Collected material =
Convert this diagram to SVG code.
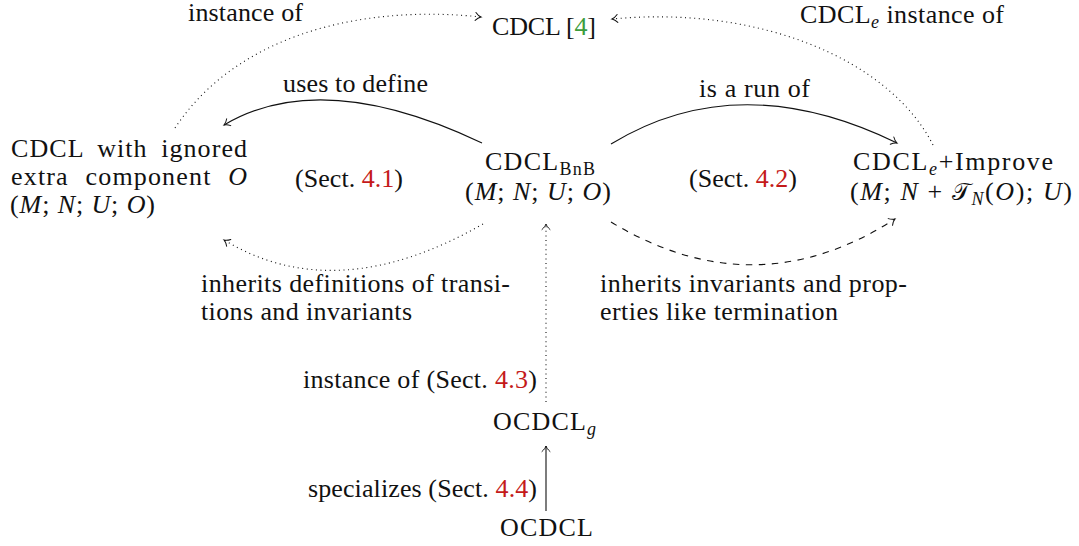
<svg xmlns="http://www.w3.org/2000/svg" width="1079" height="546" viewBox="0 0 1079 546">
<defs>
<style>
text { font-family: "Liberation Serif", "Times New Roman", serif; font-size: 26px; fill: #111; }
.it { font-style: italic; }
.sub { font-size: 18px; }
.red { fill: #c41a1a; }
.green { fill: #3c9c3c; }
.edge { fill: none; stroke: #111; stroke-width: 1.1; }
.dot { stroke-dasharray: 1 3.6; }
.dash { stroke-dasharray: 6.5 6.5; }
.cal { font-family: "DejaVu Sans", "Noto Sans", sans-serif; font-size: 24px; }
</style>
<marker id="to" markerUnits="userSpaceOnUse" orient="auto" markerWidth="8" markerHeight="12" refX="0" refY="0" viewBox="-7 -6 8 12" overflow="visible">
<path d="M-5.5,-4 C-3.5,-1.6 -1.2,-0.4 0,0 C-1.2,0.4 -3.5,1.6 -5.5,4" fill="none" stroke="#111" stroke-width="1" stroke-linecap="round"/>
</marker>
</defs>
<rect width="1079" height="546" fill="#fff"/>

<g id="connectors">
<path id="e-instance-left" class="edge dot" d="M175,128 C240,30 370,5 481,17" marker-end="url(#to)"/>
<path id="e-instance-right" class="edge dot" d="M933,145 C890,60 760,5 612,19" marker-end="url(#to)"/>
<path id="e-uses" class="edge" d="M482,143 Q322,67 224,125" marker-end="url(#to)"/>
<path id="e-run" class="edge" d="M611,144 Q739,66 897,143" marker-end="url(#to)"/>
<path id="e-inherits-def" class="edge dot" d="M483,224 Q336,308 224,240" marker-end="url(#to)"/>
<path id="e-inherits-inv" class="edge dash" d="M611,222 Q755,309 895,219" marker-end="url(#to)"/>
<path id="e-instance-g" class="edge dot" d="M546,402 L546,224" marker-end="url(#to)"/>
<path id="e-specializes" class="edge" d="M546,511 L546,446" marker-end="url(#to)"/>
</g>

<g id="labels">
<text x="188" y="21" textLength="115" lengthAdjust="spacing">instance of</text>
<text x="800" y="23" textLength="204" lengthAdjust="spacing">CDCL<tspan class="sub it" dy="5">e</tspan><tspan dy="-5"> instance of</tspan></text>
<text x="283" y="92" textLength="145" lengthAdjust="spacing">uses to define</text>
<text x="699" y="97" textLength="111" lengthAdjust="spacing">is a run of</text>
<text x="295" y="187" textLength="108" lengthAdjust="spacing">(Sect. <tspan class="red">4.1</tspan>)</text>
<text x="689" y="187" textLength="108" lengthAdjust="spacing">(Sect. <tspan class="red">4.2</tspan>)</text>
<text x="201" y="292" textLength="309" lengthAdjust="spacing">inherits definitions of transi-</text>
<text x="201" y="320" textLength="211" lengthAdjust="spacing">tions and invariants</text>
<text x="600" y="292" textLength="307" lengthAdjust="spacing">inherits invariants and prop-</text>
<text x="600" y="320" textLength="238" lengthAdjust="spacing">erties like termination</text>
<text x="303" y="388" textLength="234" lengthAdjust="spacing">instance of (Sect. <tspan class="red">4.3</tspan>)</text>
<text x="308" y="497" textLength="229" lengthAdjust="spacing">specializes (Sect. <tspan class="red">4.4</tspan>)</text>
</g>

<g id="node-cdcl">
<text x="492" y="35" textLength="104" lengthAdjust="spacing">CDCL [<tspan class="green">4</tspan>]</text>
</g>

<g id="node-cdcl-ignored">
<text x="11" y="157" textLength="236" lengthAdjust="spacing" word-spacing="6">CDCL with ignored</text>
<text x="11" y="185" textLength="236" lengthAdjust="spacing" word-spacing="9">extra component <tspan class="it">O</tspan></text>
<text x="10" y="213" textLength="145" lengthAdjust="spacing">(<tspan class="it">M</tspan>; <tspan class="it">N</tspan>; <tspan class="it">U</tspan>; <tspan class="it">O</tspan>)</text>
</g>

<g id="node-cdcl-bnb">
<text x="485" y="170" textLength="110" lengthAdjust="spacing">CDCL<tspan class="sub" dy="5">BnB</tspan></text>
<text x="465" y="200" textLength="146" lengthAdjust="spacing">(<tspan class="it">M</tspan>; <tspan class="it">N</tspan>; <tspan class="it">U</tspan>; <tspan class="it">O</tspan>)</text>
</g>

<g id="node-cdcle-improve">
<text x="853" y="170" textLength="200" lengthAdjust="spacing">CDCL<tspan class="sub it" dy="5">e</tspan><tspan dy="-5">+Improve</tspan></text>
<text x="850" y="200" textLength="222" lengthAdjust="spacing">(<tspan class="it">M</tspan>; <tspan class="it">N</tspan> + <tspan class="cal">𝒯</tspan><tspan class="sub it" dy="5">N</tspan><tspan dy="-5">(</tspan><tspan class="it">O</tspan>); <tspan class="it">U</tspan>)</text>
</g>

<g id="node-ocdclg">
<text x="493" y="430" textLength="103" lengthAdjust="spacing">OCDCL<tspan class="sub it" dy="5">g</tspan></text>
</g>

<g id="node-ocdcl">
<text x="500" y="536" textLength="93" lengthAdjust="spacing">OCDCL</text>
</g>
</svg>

What the exercise asks = Quote the material word for word, dropping any images it holds.

Response =
Convert this diagram to SVG code.
<svg xmlns="http://www.w3.org/2000/svg" width="1079" height="546" viewBox="0 0 1079 546">
<defs>
<style>
text { font-family: "Liberation Serif", "Times New Roman", serif; font-size: 26px; fill: #111; }
.it { font-style: italic; }
.sub { font-size: 18px; }
.red { fill: #c41a1a; }
.green { fill: #3c9c3c; }
.edge { fill: none; stroke: #111; stroke-width: 1.1; }
.dot { stroke-dasharray: 1 3.6; }
.dash { stroke-dasharray: 6.5 6.5; }
.cal { font-family: "DejaVu Sans", "Noto Sans", sans-serif; font-size: 24px; }
</style>
<marker id="to" markerUnits="userSpaceOnUse" orient="auto" markerWidth="8" markerHeight="12" refX="0" refY="0" viewBox="-7 -6 8 12" overflow="visible">
<path d="M-5.5,-4 C-3.5,-1.6 -1.2,-0.4 0,0 C-1.2,0.4 -3.5,1.6 -5.5,4" fill="none" stroke="#111" stroke-width="1" stroke-linecap="round"/>
</marker>
</defs>
<rect width="1079" height="546" fill="#fff"/>

<g id="connectors">
<path id="e-instance-left" class="edge dot" d="M175,128 C240,30 370,5 481,17" marker-end="url(#to)"/>
<path id="e-instance-right" class="edge dot" d="M933,145 C890,60 760,5 612,19" marker-end="url(#to)"/>
<path id="e-uses" class="edge" d="M482,143 Q322,67 224,125" marker-end="url(#to)"/>
<path id="e-run" class="edge" d="M611,144 Q739,66 897,143" marker-end="url(#to)"/>
<path id="e-inherits-def" class="edge dot" d="M483,224 Q336,308 224,240" marker-end="url(#to)"/>
<path id="e-inherits-inv" class="edge dash" d="M611,222 Q755,309 895,219" marker-end="url(#to)"/>
<path id="e-instance-g" class="edge dot" d="M546,402 L546,224" marker-end="url(#to)"/>
<path id="e-specializes" class="edge" d="M546,511 L546,446" marker-end="url(#to)"/>
</g>

<g id="labels">
<text x="188" y="21" textLength="115" lengthAdjust="spacing">instance of</text>
<text x="800" y="23" textLength="204" lengthAdjust="spacing">CDCL<tspan class="sub it" dy="5">e</tspan><tspan dy="-5"> instance of</tspan></text>
<text x="283" y="92" textLength="145" lengthAdjust="spacing">uses to define</text>
<text x="699" y="97" textLength="111" lengthAdjust="spacing">is a run of</text>
<text x="295" y="187" textLength="108" lengthAdjust="spacing">(Sect. <tspan class="red">4.1</tspan>)</text>
<text x="689" y="187" textLength="108" lengthAdjust="spacing">(Sect. <tspan class="red">4.2</tspan>)</text>
<text x="201" y="292" textLength="309" lengthAdjust="spacing">inherits definitions of transi-</text>
<text x="201" y="320" textLength="211" lengthAdjust="spacing">tions and invariants</text>
<text x="600" y="292" textLength="307" lengthAdjust="spacing">inherits invariants and prop-</text>
<text x="600" y="320" textLength="238" lengthAdjust="spacing">erties like termination</text>
<text x="303" y="388" textLength="234" lengthAdjust="spacing">instance of (Sect. <tspan class="red">4.3</tspan>)</text>
<text x="308" y="497" textLength="229" lengthAdjust="spacing">specializes (Sect. <tspan class="red">4.4</tspan>)</text>
</g>

<g id="node-cdcl">
<text x="492" y="35" textLength="104" lengthAdjust="spacing">CDCL [<tspan class="green">4</tspan>]</text>
</g>

<g id="node-cdcl-ignored">
<text x="11" y="157" textLength="236" lengthAdjust="spacing" word-spacing="6">CDCL with ignored</text>
<text x="11" y="185" textLength="236" lengthAdjust="spacing" word-spacing="9">extra component <tspan class="it">O</tspan></text>
<text x="10" y="213" textLength="145" lengthAdjust="spacing">(<tspan class="it">M</tspan>; <tspan class="it">N</tspan>; <tspan class="it">U</tspan>; <tspan class="it">O</tspan>)</text>
</g>

<g id="node-cdcl-bnb">
<text x="485" y="170" textLength="110" lengthAdjust="spacing">CDCL<tspan class="sub" dy="5">BnB</tspan></text>
<text x="465" y="200" textLength="146" lengthAdjust="spacing">(<tspan class="it">M</tspan>; <tspan class="it">N</tspan>; <tspan class="it">U</tspan>; <tspan class="it">O</tspan>)</text>
</g>

<g id="node-cdcle-improve">
<text x="853" y="170" textLength="200" lengthAdjust="spacing">CDCL<tspan class="sub it" dy="5">e</tspan><tspan dy="-5">+Improve</tspan></text>
<text x="850" y="200" textLength="222" lengthAdjust="spacing">(<tspan class="it">M</tspan>; <tspan class="it">N</tspan> + <tspan class="cal">𝒯</tspan><tspan class="sub it" dy="5">N</tspan><tspan dy="-5">(</tspan><tspan class="it">O</tspan>); <tspan class="it">U</tspan>)</text>
</g>

<g id="node-ocdclg">
<text x="493" y="430" textLength="103" lengthAdjust="spacing">OCDCL<tspan class="sub it" dy="5">g</tspan></text>
</g>

<g id="node-ocdcl">
<text x="500" y="536" textLength="93" lengthAdjust="spacing">OCDCL</text>
</g>
</svg>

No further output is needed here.